Skip the pictures. Set down, word for word, the lines from the start of the material up to and including the line with "zorder = 0)".

========================

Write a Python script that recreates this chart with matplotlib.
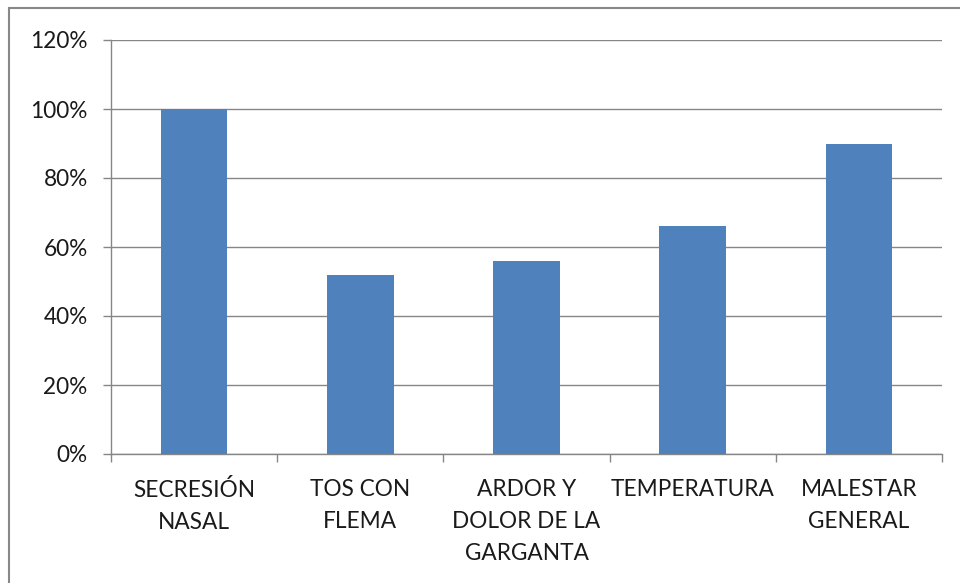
from matplotlib import pyplot as plt
from matplotlib.patches import Rectangle
from matplotlib.ticker import MultipleLocator, FuncFormatter

categories = ["SECRESIÓN\nNASAL", "TOS CON\nFLEMA", "ARDOR Y\nDOLOR DE LA\nGARGANTA", "TEMPERATURA", "MALESTAR\nGENERAL"]
values = [100, 52, 56, 66, 90]

plt.rcParams["font.family"] = ["Lato", "DejaVu Sans"]

fig = plt.figure(figsize = (9.6, 5.83), dpi = 100)
ax = fig.add_axes([111 / 960, 129 / 583, 831 / 960, 414 / 583])

grey = "#868686"
x = list(range(len(categories)))
ax.bar(x, values, width = 0.4, color = "#4f81bd", zorder = 3)

ax.set_xlim(-0.5, len(categories) - 0.5)
ax.set_ylim(0, 120)
ax.yaxis.set_major_locator(MultipleLocator(20))
ax.yaxis.set_major_formatter(FuncFormatter(lambda v, p: f"{v:.0f}%"))
ax.grid(axis = "y", color = grey, linewidth = 1, zorder = 0)

ax.set_xticks(x)
ax.set_xticklabels(categories, linespacing = 1.65, va = "top")
ax.set_xticks([i - 0.5 for i in range(len(categories) + 1)], minor = True)
ax.tick_params(axis = "x", which = "major", length = 0, pad = 18)
ax.tick_params(axis = "x", which = "minor", length = 5.8, color = grey, width = 1)
ax.tick_params(axis = "y", length = 5.8, color = grey, width = 1, pad = 11)
ax.tick_params(labelsize = 16.3, labelcolor = "#1a1a1a")

for side in ["top", "right"]:
    ax.spines[side].set_visible(False)
for side in ["left", "bottom"]:
    ax.spines[side].set_color(grey)
    ax.spines[side].set_linewidth(1)

# chart area border, cut off on right and bottom
fig.patches.append(Rectangle((9 / 960, -0.1), 1.2, 1.1 - 8 / 583, transform = fig.transFigure,
                             fill = False, edgecolor = "#888888", linewidth = 1.5))

plt.savefig("out.png", dpi = 100)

========================

_The output_
Write a Python script that recreates this chart with matplotlib.
from matplotlib import pyplot as plt
from matplotlib.patches import Rectangle
from matplotlib.ticker import MultipleLocator, FuncFormatter

categories = ["SECRESIÓN\nNASAL", "TOS CON\nFLEMA", "ARDOR Y\nDOLOR DE LA\nGARGANTA", "TEMPERATURA", "MALESTAR\nGENERAL"]
values = [100, 52, 56, 66, 90]

plt.rcParams["font.family"] = ["Lato", "DejaVu Sans"]

fig = plt.figure(figsize = (9.6, 5.83), dpi = 100)
ax = fig.add_axes([111 / 960, 129 / 583, 831 / 960, 414 / 583])

grey = "#868686"
x = list(range(len(categories)))
ax.bar(x, values, width = 0.4, color = "#4f81bd", zorder = 3)

ax.set_xlim(-0.5, len(categories) - 0.5)
ax.set_ylim(0, 120)
ax.yaxis.set_major_locator(MultipleLocator(20))
ax.yaxis.set_major_formatter(FuncFormatter(lambda v, p: f"{v:.0f}%"))
ax.grid(axis = "y", color = grey, linewidth = 1, zorder = 0)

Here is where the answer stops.